See my answer above. Btw, how can you be sure about the same with chal-resp-hmac? I think, if Yubikey had no backdoors, then PIV advantages are clearly visible against chal-resp-hamc.

The YubiKey is a great tool but not a foolproof one. It was already found that keys generated on it were flawed once. There were ways to hack Trezor devices. I don't have a reason to not trust YubiKey but if we add additional threats like physical violence to our security model then we shouldn't ignore the others as well.

As I wrote, this question is not interesting for me.

If attacker fully control the software environment, he can "dmsetup table --showkeys".

Not with LUKS2 format (unless we can hack the kernel) but I meant environment before unlocking is done.

It's the same. Just little more complicated if you have root access.

[Vincent43]

It's like 2-phase authentication. It combines something you have with something you know. If one of those fails, there is still the second one. So, at least you can't make the things worse.

No, if Yubikey secret leaks then everything is gone. No need to waterboarding :smile:

I think this is about the implementation. I'm not supposed to assume anything. I just implement the things. It's up to users to decide whether they trust Yubico and use it.

Implementation is as important as theoretical concept. On the one hand you assume an extreme scenario of physical violence where user can't trust themselves they can keep their memorized secret secure on the other you take for granted something written in docs, not even actual code. Don't take me wrong, your concept is great but by mentioning torture and waterboarding you raised the bar up through the roof :smile:.

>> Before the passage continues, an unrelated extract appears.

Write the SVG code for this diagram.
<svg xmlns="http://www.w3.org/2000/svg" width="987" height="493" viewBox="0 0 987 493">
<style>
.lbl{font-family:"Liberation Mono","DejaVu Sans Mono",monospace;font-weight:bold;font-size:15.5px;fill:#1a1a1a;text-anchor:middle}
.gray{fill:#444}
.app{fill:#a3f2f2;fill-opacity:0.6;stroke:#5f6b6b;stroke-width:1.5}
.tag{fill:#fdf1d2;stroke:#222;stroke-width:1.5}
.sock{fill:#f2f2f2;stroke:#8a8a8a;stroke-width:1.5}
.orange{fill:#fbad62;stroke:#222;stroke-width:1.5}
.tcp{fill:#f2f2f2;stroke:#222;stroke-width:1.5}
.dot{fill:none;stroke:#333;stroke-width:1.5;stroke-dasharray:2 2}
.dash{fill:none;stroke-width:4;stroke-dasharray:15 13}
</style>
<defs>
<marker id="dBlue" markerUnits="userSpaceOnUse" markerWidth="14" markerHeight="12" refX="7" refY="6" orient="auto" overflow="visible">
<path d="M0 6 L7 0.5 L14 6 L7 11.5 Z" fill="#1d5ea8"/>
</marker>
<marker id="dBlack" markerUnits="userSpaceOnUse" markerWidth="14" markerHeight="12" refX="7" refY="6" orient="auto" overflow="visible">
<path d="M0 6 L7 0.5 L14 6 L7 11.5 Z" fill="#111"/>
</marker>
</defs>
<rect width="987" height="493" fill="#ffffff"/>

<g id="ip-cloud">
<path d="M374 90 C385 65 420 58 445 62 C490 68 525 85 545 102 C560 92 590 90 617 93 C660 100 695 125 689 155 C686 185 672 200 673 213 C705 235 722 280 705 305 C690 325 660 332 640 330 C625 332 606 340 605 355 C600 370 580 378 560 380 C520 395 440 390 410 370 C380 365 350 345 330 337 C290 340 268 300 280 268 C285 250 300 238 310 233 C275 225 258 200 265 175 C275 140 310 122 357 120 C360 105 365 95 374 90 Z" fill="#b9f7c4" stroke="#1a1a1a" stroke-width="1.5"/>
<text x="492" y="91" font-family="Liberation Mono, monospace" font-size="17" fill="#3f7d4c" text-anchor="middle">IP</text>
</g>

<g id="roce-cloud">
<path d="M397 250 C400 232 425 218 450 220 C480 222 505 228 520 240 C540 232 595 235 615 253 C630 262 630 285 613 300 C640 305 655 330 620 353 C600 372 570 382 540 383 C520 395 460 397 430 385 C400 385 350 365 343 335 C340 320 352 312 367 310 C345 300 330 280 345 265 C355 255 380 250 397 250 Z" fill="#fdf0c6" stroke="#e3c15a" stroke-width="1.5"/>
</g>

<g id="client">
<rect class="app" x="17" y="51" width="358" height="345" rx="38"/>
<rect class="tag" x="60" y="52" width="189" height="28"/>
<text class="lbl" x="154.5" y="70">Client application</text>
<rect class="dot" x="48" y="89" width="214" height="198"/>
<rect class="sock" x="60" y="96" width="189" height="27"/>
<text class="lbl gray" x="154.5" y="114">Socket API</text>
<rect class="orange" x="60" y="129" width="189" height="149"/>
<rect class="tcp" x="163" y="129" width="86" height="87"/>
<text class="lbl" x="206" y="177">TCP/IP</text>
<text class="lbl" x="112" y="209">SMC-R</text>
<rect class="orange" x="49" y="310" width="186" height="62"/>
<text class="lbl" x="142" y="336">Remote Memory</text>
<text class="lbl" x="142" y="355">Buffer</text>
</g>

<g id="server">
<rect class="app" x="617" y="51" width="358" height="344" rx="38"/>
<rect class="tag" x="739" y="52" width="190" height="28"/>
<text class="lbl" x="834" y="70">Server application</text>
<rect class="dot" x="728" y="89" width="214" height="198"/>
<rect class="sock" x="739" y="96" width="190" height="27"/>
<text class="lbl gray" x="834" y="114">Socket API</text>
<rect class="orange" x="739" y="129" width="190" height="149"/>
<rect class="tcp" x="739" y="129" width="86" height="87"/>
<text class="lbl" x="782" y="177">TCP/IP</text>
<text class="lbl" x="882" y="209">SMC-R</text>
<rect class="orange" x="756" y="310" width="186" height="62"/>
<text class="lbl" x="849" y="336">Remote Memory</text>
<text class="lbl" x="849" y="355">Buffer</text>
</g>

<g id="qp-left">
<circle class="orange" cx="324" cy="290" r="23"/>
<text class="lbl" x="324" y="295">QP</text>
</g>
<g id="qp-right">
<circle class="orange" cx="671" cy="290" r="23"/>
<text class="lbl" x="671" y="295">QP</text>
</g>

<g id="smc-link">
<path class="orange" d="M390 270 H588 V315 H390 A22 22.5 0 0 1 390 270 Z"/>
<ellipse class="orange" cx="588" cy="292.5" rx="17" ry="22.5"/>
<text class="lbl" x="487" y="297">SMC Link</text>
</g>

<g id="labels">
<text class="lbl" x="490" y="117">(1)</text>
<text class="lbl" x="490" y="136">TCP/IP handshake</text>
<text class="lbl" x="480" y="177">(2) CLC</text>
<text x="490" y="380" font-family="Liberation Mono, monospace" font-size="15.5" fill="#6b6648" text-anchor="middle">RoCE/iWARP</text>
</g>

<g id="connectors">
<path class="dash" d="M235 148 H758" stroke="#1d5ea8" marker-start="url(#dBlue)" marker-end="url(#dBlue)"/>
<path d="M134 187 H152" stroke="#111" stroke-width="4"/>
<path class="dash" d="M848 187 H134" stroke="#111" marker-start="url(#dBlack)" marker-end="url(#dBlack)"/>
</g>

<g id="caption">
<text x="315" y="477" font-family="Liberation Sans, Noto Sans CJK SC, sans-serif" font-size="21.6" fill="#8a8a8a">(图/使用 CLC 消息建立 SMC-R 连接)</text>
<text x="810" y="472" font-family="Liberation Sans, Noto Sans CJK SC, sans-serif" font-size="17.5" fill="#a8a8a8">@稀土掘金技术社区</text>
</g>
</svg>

See my answer above. Btw, how can you be sure about the same with chal-resp-hmac? I think, if Yubikey had no backdoors, then PIV advantages are clearly visible against chal-resp-hamc.

The benefit of chal-resp-hmac is that you don't have to store additional secrets which, if revealed do compromise security (the secret key used for calculating hmac doesn't reveal anything on its own) other than having challenge kept in your memory (which may be equivalent of remembering the PIN). What isn't stored cannot be leaked. It's simpler with less steps (generate/upload key once + provide challenge,calculate hmac on unlock vs generate key-pair, create/encrypt secret, upload key/secret once + provide PIN,decrypt secret on unlock). It's also more versatile as changing LUKS passphrase require only to provide different challenge rather than generating new key-pair and encrypting new secret.

There is a trade-off. PIN will be easier to remember than a strong challenge at cost of trusting of YubiKey internals to do their job. That's not a new concept as I already pointed out that there are existing smartcard+gpg implementations which work very similar (one of them will be part of official cryptsetup package in debian/ubuntu soon). I don't know if using GPG is better than pure RSA in PIV but perhaps more bloated :smile:. In the end, choosing which one is better is matter a of personal taste I guess.

The PIV approach is definitely an interesting alternative and deserves fully working implementation. This repo isn't very active so you may use your own and adapt existing initramfs/format/enroll/open scripts to it. Maybe even propose it for inclusion in debian cryptsetup package which repo I linked above?

[cornelinux]

I am a big fan of using smartcards (as in uses assymmetric cryptography with a private key protected within the card) and have been doing this since 2005. If you would want to do it right, LUKS itself should be capable of protecting the encryption key (DEK) with the private key stored in the smartcard. This actually was my first idea since all commercial enterprise FDE tools do it this way. I checked and asked with LUKS if there would ever be the possibility to assymmetrically encrypt the DEK, but this was not planned.

Protecting a passphrase in a secure way using the smartcard functionality but then passing a simple static passphrase to LUKS is somehow snakeoil to me. For this scenario my attack vector would still be the same as it is now: replace the initramfs and dump the slot passphrase (KEK) to a location where I could pick it up.

Imho the big effort is not worth the gain (for me).